▶ **Data lines**
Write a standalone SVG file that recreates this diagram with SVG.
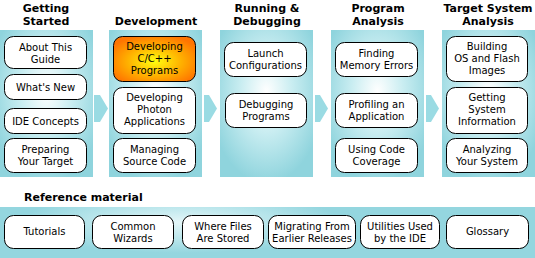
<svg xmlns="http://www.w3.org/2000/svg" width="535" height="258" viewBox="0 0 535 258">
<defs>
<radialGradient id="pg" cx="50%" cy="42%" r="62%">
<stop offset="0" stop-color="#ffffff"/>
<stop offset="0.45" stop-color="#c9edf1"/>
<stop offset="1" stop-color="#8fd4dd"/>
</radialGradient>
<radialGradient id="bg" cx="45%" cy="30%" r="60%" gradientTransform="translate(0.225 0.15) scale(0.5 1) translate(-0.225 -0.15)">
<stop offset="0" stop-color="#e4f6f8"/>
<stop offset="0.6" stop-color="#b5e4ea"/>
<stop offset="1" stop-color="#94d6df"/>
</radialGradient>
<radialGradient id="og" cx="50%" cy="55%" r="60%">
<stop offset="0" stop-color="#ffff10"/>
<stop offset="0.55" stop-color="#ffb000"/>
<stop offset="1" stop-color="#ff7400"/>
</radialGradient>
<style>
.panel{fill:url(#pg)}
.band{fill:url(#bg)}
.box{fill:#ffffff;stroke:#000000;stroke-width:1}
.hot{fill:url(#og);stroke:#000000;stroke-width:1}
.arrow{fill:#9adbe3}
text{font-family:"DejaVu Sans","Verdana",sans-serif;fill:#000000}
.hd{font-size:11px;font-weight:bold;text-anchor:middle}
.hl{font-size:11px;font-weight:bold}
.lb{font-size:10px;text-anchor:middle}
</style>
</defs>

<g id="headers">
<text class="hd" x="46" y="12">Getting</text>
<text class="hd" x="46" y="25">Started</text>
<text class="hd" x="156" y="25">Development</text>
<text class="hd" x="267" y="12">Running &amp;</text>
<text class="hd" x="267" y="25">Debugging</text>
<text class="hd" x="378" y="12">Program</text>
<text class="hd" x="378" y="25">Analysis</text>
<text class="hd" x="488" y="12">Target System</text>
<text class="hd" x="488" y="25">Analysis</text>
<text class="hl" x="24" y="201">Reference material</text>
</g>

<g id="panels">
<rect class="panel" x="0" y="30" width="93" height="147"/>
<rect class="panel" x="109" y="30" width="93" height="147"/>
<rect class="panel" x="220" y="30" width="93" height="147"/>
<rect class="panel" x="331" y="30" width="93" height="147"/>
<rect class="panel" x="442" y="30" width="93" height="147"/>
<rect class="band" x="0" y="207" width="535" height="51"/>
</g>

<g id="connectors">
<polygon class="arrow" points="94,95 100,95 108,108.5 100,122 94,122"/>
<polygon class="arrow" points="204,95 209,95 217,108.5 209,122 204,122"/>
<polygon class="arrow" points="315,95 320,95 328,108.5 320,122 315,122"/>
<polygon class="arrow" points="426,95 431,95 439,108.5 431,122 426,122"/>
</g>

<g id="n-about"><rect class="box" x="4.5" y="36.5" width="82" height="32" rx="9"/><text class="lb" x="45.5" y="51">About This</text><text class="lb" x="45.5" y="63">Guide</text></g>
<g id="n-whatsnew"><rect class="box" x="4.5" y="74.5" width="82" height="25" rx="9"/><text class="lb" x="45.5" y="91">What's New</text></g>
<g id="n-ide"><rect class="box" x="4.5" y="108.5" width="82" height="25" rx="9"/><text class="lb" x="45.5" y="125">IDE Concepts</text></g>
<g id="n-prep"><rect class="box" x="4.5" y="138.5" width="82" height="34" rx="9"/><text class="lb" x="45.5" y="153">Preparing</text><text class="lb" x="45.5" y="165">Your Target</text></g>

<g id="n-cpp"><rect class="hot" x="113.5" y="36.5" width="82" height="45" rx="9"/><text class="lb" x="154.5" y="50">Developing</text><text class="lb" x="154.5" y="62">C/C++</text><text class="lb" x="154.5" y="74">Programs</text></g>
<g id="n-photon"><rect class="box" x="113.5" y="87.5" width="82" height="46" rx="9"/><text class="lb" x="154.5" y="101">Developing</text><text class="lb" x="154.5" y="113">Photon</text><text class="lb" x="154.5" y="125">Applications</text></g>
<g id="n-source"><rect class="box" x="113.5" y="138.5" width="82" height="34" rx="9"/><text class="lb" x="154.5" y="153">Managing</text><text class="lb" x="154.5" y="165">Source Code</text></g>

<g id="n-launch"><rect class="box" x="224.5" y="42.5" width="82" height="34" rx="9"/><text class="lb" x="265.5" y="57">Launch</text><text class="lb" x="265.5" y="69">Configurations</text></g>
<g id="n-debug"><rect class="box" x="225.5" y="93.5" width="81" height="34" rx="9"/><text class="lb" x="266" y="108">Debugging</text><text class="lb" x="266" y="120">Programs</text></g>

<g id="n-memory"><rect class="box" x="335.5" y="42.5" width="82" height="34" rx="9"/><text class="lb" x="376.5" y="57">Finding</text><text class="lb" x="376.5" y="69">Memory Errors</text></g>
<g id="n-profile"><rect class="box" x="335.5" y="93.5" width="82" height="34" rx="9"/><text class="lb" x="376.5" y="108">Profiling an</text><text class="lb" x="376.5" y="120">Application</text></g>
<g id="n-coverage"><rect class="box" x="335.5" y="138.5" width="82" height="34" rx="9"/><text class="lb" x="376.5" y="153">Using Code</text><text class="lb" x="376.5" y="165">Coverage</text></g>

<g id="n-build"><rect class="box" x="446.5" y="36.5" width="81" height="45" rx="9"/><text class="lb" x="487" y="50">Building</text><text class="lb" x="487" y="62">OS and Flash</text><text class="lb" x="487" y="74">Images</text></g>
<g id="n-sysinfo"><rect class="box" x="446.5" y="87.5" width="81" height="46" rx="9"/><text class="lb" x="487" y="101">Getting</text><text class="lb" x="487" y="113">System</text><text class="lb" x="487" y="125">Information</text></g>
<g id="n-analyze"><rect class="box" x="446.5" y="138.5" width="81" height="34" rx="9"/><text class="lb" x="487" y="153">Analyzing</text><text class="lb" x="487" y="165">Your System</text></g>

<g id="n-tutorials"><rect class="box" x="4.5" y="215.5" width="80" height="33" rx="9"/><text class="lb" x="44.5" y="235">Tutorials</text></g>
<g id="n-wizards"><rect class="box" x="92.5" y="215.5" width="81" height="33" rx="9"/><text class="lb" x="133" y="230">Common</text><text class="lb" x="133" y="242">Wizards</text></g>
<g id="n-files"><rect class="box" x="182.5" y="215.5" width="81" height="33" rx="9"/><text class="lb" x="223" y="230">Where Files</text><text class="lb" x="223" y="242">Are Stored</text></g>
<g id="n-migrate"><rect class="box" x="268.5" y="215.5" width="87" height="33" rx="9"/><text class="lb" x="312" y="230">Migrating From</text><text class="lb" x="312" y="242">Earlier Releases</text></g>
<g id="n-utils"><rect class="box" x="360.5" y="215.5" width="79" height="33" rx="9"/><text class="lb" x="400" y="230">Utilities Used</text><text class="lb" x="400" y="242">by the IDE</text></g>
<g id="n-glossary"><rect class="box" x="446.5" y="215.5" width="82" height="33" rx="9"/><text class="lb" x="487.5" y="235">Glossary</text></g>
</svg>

▶ **The exercise**
Leave the images out, please, and restate each line word for word.

▶ **Result for this task**
Write a standalone SVG file that recreates this diagram with SVG.
<svg xmlns="http://www.w3.org/2000/svg" width="535" height="258" viewBox="0 0 535 258">
<defs>
<radialGradient id="pg" cx="50%" cy="42%" r="62%">
<stop offset="0" stop-color="#ffffff"/>
<stop offset="0.45" stop-color="#c9edf1"/>
<stop offset="1" stop-color="#8fd4dd"/>
</radialGradient>
<radialGradient id="bg" cx="45%" cy="30%" r="60%" gradientTransform="translate(0.225 0.15) scale(0.5 1) translate(-0.225 -0.15)">
<stop offset="0" stop-color="#e4f6f8"/>
<stop offset="0.6" stop-color="#b5e4ea"/>
<stop offset="1" stop-color="#94d6df"/>
</radialGradient>
<radialGradient id="og" cx="50%" cy="55%" r="60%">
<stop offset="0" stop-color="#ffff10"/>
<stop offset="0.55" stop-color="#ffb000"/>
<stop offset="1" stop-color="#ff7400"/>
</radialGradient>
<style>
.panel{fill:url(#pg)}
.band{fill:url(#bg)}
.box{fill:#ffffff;stroke:#000000;stroke-width:1}
.hot{fill:url(#og);stroke:#000000;stroke-width:1}
.arrow{fill:#9adbe3}
text{font-family:"DejaVu Sans","Verdana",sans-serif;fill:#000000}
.hd{font-size:11px;font-weight:bold;text-anchor:middle}
.hl{font-size:11px;font-weight:bold}
.lb{font-size:10px;text-anchor:middle}
</style>
</defs>

<g id="headers">
<text class="hd" x="46" y="12">Getting</text>
<text class="hd" x="46" y="25">Started</text>
<text class="hd" x="156" y="25">Development</text>
<text class="hd" x="267" y="12">Running &amp;</text>
<text class="hd" x="267" y="25">Debugging</text>
<text class="hd" x="378" y="12">Program</text>
<text class="hd" x="378" y="25">Analysis</text>
<text class="hd" x="488" y="12">Target System</text>
<text class="hd" x="488" y="25">Analysis</text>
<text class="hl" x="24" y="201">Reference material</text>
</g>

<g id="panels">
<rect class="panel" x="0" y="30" width="93" height="147"/>
<rect class="panel" x="109" y="30" width="93" height="147"/>
<rect class="panel" x="220" y="30" width="93" height="147"/>
<rect class="panel" x="331" y="30" width="93" height="147"/>
<rect class="panel" x="442" y="30" width="93" height="147"/>
<rect class="band" x="0" y="207" width="535" height="51"/>
</g>

<g id="connectors">
<polygon class="arrow" points="94,95 100,95 108,108.5 100,122 94,122"/>
<polygon class="arrow" points="204,95 209,95 217,108.5 209,122 204,122"/>
<polygon class="arrow" points="315,95 320,95 328,108.5 320,122 315,122"/>
<polygon class="arrow" points="426,95 431,95 439,108.5 431,122 426,122"/>
</g>

<g id="n-about"><rect class="box" x="4.5" y="36.5" width="82" height="32" rx="9"/><text class="lb" x="45.5" y="51">About This</text><text class="lb" x="45.5" y="63">Guide</text></g>
<g id="n-whatsnew"><rect class="box" x="4.5" y="74.5" width="82" height="25" rx="9"/><text class="lb" x="45.5" y="91">What's New</text></g>
<g id="n-ide"><rect class="box" x="4.5" y="108.5" width="82" height="25" rx="9"/><text class="lb" x="45.5" y="125">IDE Concepts</text></g>
<g id="n-prep"><rect class="box" x="4.5" y="138.5" width="82" height="34" rx="9"/><text class="lb" x="45.5" y="153">Preparing</text><text class="lb" x="45.5" y="165">Your Target</text></g>

<g id="n-cpp"><rect class="hot" x="113.5" y="36.5" width="82" height="45" rx="9"/><text class="lb" x="154.5" y="50">Developing</text><text class="lb" x="154.5" y="62">C/C++</text><text class="lb" x="154.5" y="74">Programs</text></g>
<g id="n-photon"><rect class="box" x="113.5" y="87.5" width="82" height="46" rx="9"/><text class="lb" x="154.5" y="101">Developing</text><text class="lb" x="154.5" y="113">Photon</text><text class="lb" x="154.5" y="125">Applications</text></g>
<g id="n-source"><rect class="box" x="113.5" y="138.5" width="82" height="34" rx="9"/><text class="lb" x="154.5" y="153">Managing</text><text class="lb" x="154.5" y="165">Source Code</text></g>

<g id="n-launch"><rect class="box" x="224.5" y="42.5" width="82" height="34" rx="9"/><text class="lb" x="265.5" y="57">Launch</text><text class="lb" x="265.5" y="69">Configurations</text></g>
<g id="n-debug"><rect class="box" x="225.5" y="93.5" width="81" height="34" rx="9"/><text class="lb" x="266" y="108">Debugging</text><text class="lb" x="266" y="120">Programs</text></g>

<g id="n-memory"><rect class="box" x="335.5" y="42.5" width="82" height="34" rx="9"/><text class="lb" x="376.5" y="57">Finding</text><text class="lb" x="376.5" y="69">Memory Errors</text></g>
<g id="n-profile"><rect class="box" x="335.5" y="93.5" width="82" height="34" rx="9"/><text class="lb" x="376.5" y="108">Profiling an</text><text class="lb" x="376.5" y="120">Application</text></g>
<g id="n-coverage"><rect class="box" x="335.5" y="138.5" width="82" height="34" rx="9"/><text class="lb" x="376.5" y="153">Using Code</text><text class="lb" x="376.5" y="165">Coverage</text></g>

<g id="n-build"><rect class="box" x="446.5" y="36.5" width="81" height="45" rx="9"/><text class="lb" x="487" y="50">Building</text><text class="lb" x="487" y="62">OS and Flash</text><text class="lb" x="487" y="74">Images</text></g>
<g id="n-sysinfo"><rect class="box" x="446.5" y="87.5" width="81" height="46" rx="9"/><text class="lb" x="487" y="101">Getting</text><text class="lb" x="487" y="113">System</text><text class="lb" x="487" y="125">Information</text></g>
<g id="n-analyze"><rect class="box" x="446.5" y="138.5" width="81" height="34" rx="9"/><text class="lb" x="487" y="153">Analyzing</text><text class="lb" x="487" y="165">Your System</text></g>

<g id="n-tutorials"><rect class="box" x="4.5" y="215.5" width="80" height="33" rx="9"/><text class="lb" x="44.5" y="235">Tutorials</text></g>
<g id="n-wizards"><rect class="box" x="92.5" y="215.5" width="81" height="33" rx="9"/><text class="lb" x="133" y="230">Common</text><text class="lb" x="133" y="242">Wizards</text></g>
<g id="n-files"><rect class="box" x="182.5" y="215.5" width="81" height="33" rx="9"/><text class="lb" x="223" y="230">Where Files</text><text class="lb" x="223" y="242">Are Stored</text></g>
<g id="n-migrate"><rect class="box" x="268.5" y="215.5" width="87" height="33" rx="9"/><text class="lb" x="312" y="230">Migrating From</text><text class="lb" x="312" y="242">Earlier Releases</text></g>
<g id="n-utils"><rect class="box" x="360.5" y="215.5" width="79" height="33" rx="9"/><text class="lb" x="400" y="230">Utilities Used</text><text class="lb" x="400" y="242">by the IDE</text></g>
<g id="n-glossary"><rect class="box" x="446.5" y="215.5" width="82" height="33" rx="9"/><text class="lb" x="487.5" y="235">Glossary</text></g>
</svg>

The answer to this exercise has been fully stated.